She wasn’t Bettie Page, and she sure as hell wasn’t Marilyn. Candy Earle was something else entirely—one of those bruised cherries of mid-century Americana that never made it into the sundae but stuck to the counter, melting in the neon light. She went by more names than a cheap grifter—Candy, Candee, Candice, Emily Carter, Tasha Stevens, Tasha Stephens—like she was always running from the rent, or maybe herself. You saw her in rags like 38-26-34 and French Follies, the kind of magazines you’d roll up and hide inside a newspaper so your landlady wouldn’t start banging about morality again.
Candy was a busty brunette with the kind of “all-natural” figure the 1960s hadn’t yet learned how to fake with scalpels and silicone. She didn’t need it. She had curves that looked like they were carved out of motel sheets and cheap bourbon, the kind of curves that made men forget their wives were waiting at home with a roast in the oven. In a decade that pretended it was all about astronauts, Camelot, and civil rights marches, Candy was the dirty postcard slipped under the door: the secret everyone kept.

Her career wasn’t polished—hell, it wasn’t even steady. No one knows too much about her. Her real name, where she was from. Sometime in the late 1960s she came to California. She showed up in those forgotten men’s digests, the kind you found in barbershops or under the front seat of a Ford Galaxie. She was never going to be a household name, but in the circles that cared—the pin-up collectors, the grease-stained dreamers at the drive-in—Candy Earle was enough. She was there in satin gloves, maybe leaning against a finned Cadillac, maybe in a pair of heels that could gut you like a stiletto.
And here’s the kicker: she never really left. Not in the way ghosts don’t. You can still find her face if you look hard enough—traded like relics, old negatives changing hands at swap meets and on the digital black market of eBay. She’s not in the history books, but she’s in the basements and attics, sealed in plastic, a flicker of lust that somehow outlasted the Cold War.

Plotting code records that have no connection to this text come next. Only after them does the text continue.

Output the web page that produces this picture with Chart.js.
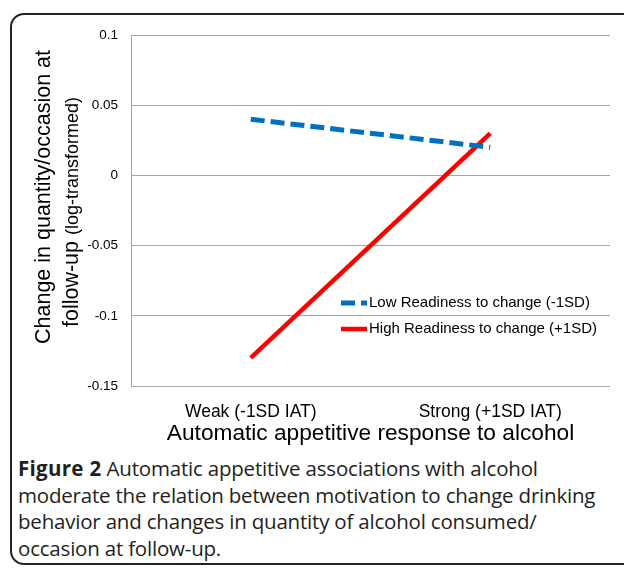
<!DOCTYPE html>
<html>
<head>
<meta charset="utf-8">
<script src="https://cdn.jsdelivr.net/npm/chart.js@4.4.0/dist/chart.umd.min.js"></script>
<style>
    body { margin: 0; background: #fff; }
    #wrap { position: relative; width: 624px; height: 568px; overflow: hidden; }
    #frame {
        position: absolute; left: 10px; top: 13px; width: 660px; height: 552px;
        border: 2px solid #222; border-radius: 14px; box-sizing: border-box;
    }
    #chartBox { position: absolute; left: 0; top: 0; width: 624px; height: 450px; }
    #caption {
        position: absolute; left: 18px; top: 455px; width: 610px;
        font-family: "Open Sans", sans-serif; font-size: 20.5px; line-height: 26.5px;
        color: #231f20; letter-spacing: -0.2px; white-space: nowrap;
    }
    #caption b { font-weight: 700; letter-spacing: 0.3px; }
</style>
</head>
<body>
<div id="wrap">
    <div id="frame"></div>
    <div id="chartBox"><canvas id="chart" width="624" height="450"></canvas></div>
    <div id="caption"><b>Figure 2</b> Automatic appetitive associations with alcohol<br>moderate the relation between motivation to change drinking<br>behavior and changes in quantity of alcohol consumed/<br>occasion at follow-up.</div>
</div>
<script>
// Chart data
const categories = ['Weak (-1SD IAT)', 'Strong (+1SD IAT)'];
const lowReadiness = [0.04, 0.02];
const highReadiness = [-0.13, 0.03];
const yTickLabels = ['-0.15', '-0.1', '-0.05', '0', '0.05', '0.1'];
const seriesNames = ['Low Readiness to change (-1SD)', 'High Readiness to change (+1SD)'];

const FONT = '"Liberation Sans", Arial, sans-serif';

// Y axis title with two font sizes on line 2
const yTitlePlugin = {
    id: 'yTitle',
    afterDraw(chart) {
        const ctx = chart.ctx;
        const lines = [
            { x: 50, y: 197, parts: [['Change in quantity/occasion at', 21.5]] },
            { x: 78, y: 212, parts: [['follow-up ', 21.5], ['(log-transformed)', 18]] }
        ];
        ctx.save();
        ctx.fillStyle = '#000';
        ctx.textBaseline = 'alphabetic';
        ctx.textAlign = 'left';
        lines.forEach(line => {
            let total = 0;
            line.parts.forEach(p => {
                ctx.font = p[1] + 'px ' + FONT;
                total += ctx.measureText(p[0]).width;
            });
            ctx.save();
            ctx.translate(line.x, line.y);
            ctx.rotate(-Math.PI / 2);
            let pos = -total / 2;
            line.parts.forEach(p => {
                ctx.font = p[1] + 'px ' + FONT;
                ctx.fillText(p[0], pos, 0);
                pos += ctx.measureText(p[0]).width;
            });
            ctx.restore();
        });
        ctx.restore();
    }
};

// Legend drawn inside the plot area
const innerLegend = {
    id: 'innerLegend',
    afterDraw(chart) {
        const ctx = chart.ctx;
        ctx.save();
        chart.data.datasets.forEach((ds, i) => {
            const y = 303 + i * 26;
            ctx.strokeStyle = ds.borderColor;
            ctx.lineWidth = ds.borderWidth;
            ctx.setLineDash(ds.borderDash || []);
            ctx.beginPath();
            ctx.moveTo(341, y);
            ctx.lineTo(367, y);
            ctx.stroke();
            ctx.setLineDash([]);
            ctx.fillStyle = '#000';
            ctx.font = '15px ' + FONT;
            ctx.textBaseline = 'middle';
            ctx.fillText(ds.label, 369, y);
        });
        ctx.restore();
    }
};

new Chart(document.getElementById('chart'), {
    type: 'line',
    data: {
        labels: categories,
        datasets: [
            {
                label: seriesNames[0],
                data: lowReadiness,
                borderColor: '#0070c0',
                borderWidth: 5,
                borderDash: [14, 6],
                pointRadius: 0,
                fill: false
            },
            {
                label: seriesNames[1],
                data: highReadiness,
                borderColor: '#ff0000',
                borderWidth: 4.5,
                pointRadius: 0,
                fill: false
            }
        ]
    },
    options: {
        responsive: false,
        animation: false,
        layout: { padding: { top: 35, right: 14, left: 0, bottom: 0 } },
        plugins: {
            legend: { display: false },
            tooltip: { enabled: false }
        },
        scales: {
            x: {
                offset: true,
                grid: { display: false },
                border: { display: false },
                ticks: { color: '#000', font: { family: FONT, size: 17.5 }, padding: 8 },
                title: {
                    display: true,
                    text: 'Automatic appetitive response to alcohol',
                    color: '#000',
                    font: { family: FONT, size: 22.7 },
                    padding: { top: 0, bottom: 3 }
                },
                afterFit(scale) { scale.height = 64; }
            },
            y: {
                min: -0.15,
                max: 0.1,
                grid: { color: '#a6a6a6', lineWidth: 1, drawTicks: false },
                border: { display: true, color: '#a6a6a6' },
                ticks: {
                    stepSize: 0.05,
                    color: '#000',
                    font: { family: FONT, size: 13.5 },
                    padding: 13,
                    callback: (value, index) => yTickLabels[index]
                },
                afterFit(scale) { scale.width = 131; }
            }
        }
    },
    plugins: [yTitlePlugin, innerLegend]
});
</script>
</body>
</html>
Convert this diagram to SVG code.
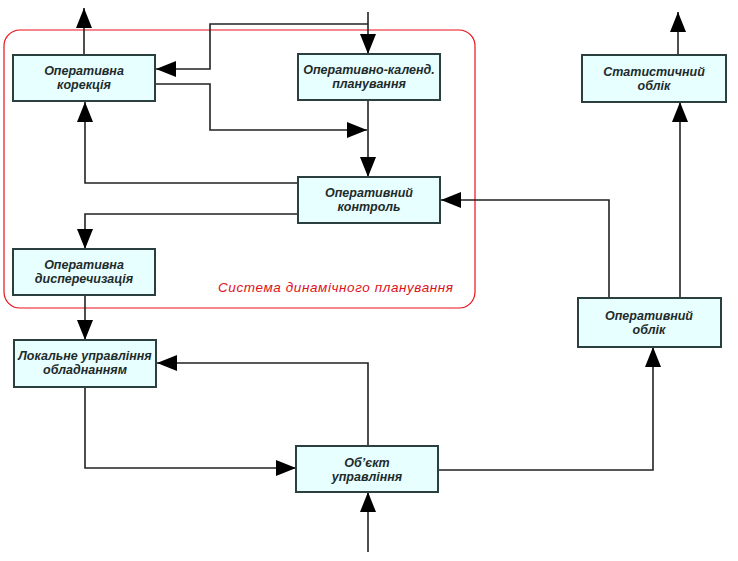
<svg xmlns="http://www.w3.org/2000/svg" width="738" height="561" viewBox="0 0 738 561">
<style>
.box{fill:#e8ffff;stroke:#2b3f3f;stroke-width:2}
.t{font-family:"Liberation Sans",Arial,sans-serif;font-size:12.5px;font-weight:bold;font-style:italic;fill:#1e2b2b;text-anchor:middle}
.c{fill:none;stroke:#222;stroke-width:1.6}
.red{font-family:"Liberation Sans",Arial,sans-serif;font-size:13.5px;font-style:italic;fill:#e0101a}
</style>
<defs>
<marker id="a" viewBox="0 0 20 16" refX="20" refY="8" markerWidth="20" markerHeight="16" markerUnits="userSpaceOnUse" orient="auto">
<path d="M0,0 L20,8 L0,16 Z" fill="#000"/>
</marker>
</defs>
<rect x="4" y="30" width="471" height="278" rx="16" fill="none" stroke="#e8101a" stroke-width="1.2"/>
<text class="red" x="218" y="292" textLength="235">Система динамічного планування</text>
<g id="connectors">
<path class="c" marker-end="url(#a)" d="M84,55 V8"/>
<path class="c" marker-end="url(#a)" d="M368,12 V54"/>
<path class="c" marker-end="url(#a)" d="M368,24 H210 V69 H156"/>
<path class="c" marker-end="url(#a)" d="M156,84 H210 V130 H367"/>
<path class="c" marker-end="url(#a)" d="M368,100 V177"/>
<path class="c" marker-end="url(#a)" d="M298,183 H85 V102"/>
<path class="c" marker-end="url(#a)" d="M298,214 H85 V249"/>
<path class="c" marker-end="url(#a)" d="M85,295 V340"/>
<path class="c" marker-end="url(#a)" d="M368,446 V363 H157"/>
<path class="c" marker-end="url(#a)" d="M85,387 V468 H296"/>
<path class="c" marker-end="url(#a)" d="M368,552 V492"/>
<path class="c" marker-end="url(#a)" d="M438,470 H653 V347"/>
<path class="c" marker-end="url(#a)" d="M609,298 V200 H441"/>
<path class="c" marker-end="url(#a)" d="M680,298 V102"/>
<path class="c" marker-end="url(#a)" d="M678,55 V12"/>
</g>
<g id="n1"><rect class="box" x="13" y="55" width="142" height="46"/><text class="t" x="84" y="75">Оперативна</text><text class="t" x="84" y="89">корекція</text></g>
<g id="n2"><rect class="box" x="298" y="54" width="142" height="46"/><text class="t" x="369" y="74">Оперативно-календ.</text><text class="t" x="369" y="88">планування</text></g>
<g id="n3"><rect class="box" x="298" y="177" width="142" height="46"/><text class="t" x="369" y="197">Оперативний</text><text class="t" x="369" y="211">контроль</text></g>
<g id="n4"><rect class="box" x="13" y="249" width="142" height="46"/><text class="t" x="84" y="269">Оперативна</text><text class="t" x="84" y="283">дисперечизація</text></g>
<g id="n5"><rect class="box" x="14" y="340" width="142" height="47"/><text class="t" x="85" y="360">Локальне управління</text><text class="t" x="85" y="374">обладнанням</text></g>
<g id="n6"><rect class="box" x="296" y="446" width="142" height="46"/><text class="t" x="367" y="467">Об’єкт</text><text class="t" x="367" y="481">управління</text></g>
<g id="n7"><rect class="box" x="582" y="55" width="144" height="47"/><text class="t" x="654" y="76">Статистичний</text><text class="t" x="654" y="90">облік</text></g>
<g id="n8"><rect class="box" x="578" y="298" width="143" height="49"/><text class="t" x="649" y="320">Оперативний</text><text class="t" x="649" y="334">облік</text></g>
</svg>
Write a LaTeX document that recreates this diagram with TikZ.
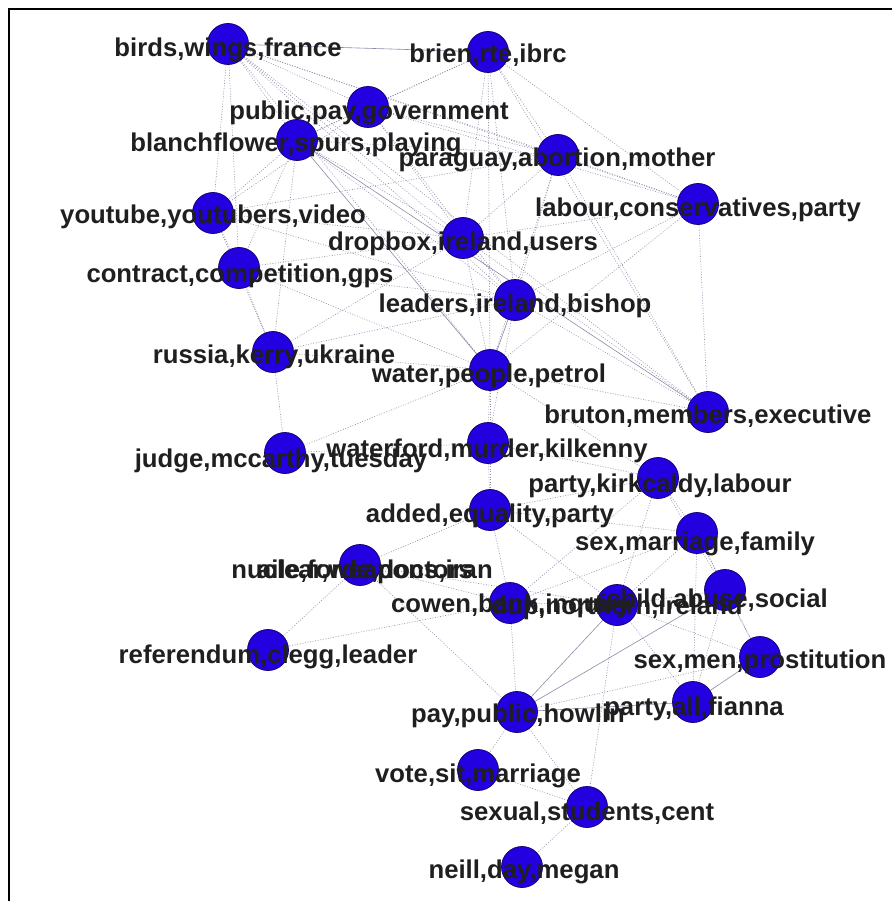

Candy Earle is still out there, waiting—waiting for a new generation weary of the Botox smiles, the tattoo sleeves, and the piercings that look more like hardware store inventory than beauty. She’s the ghost of curves past, the brunette promise of an hourglass figure the old guard of men still dream about when no one’s watching. Back in the sixties, they called her busty, “all-natural,” a pin-up made for satin sheets and cigarette smoke. Today, she feels like a secret cure for nostalgia, a reminder of a world before filters and fillers. The curvaceous Candy Earle: not forgotten, not gone—just waiting to be rediscovered, her glossy images still whispering the kind of beauty that can’t be manufactured, only remembered.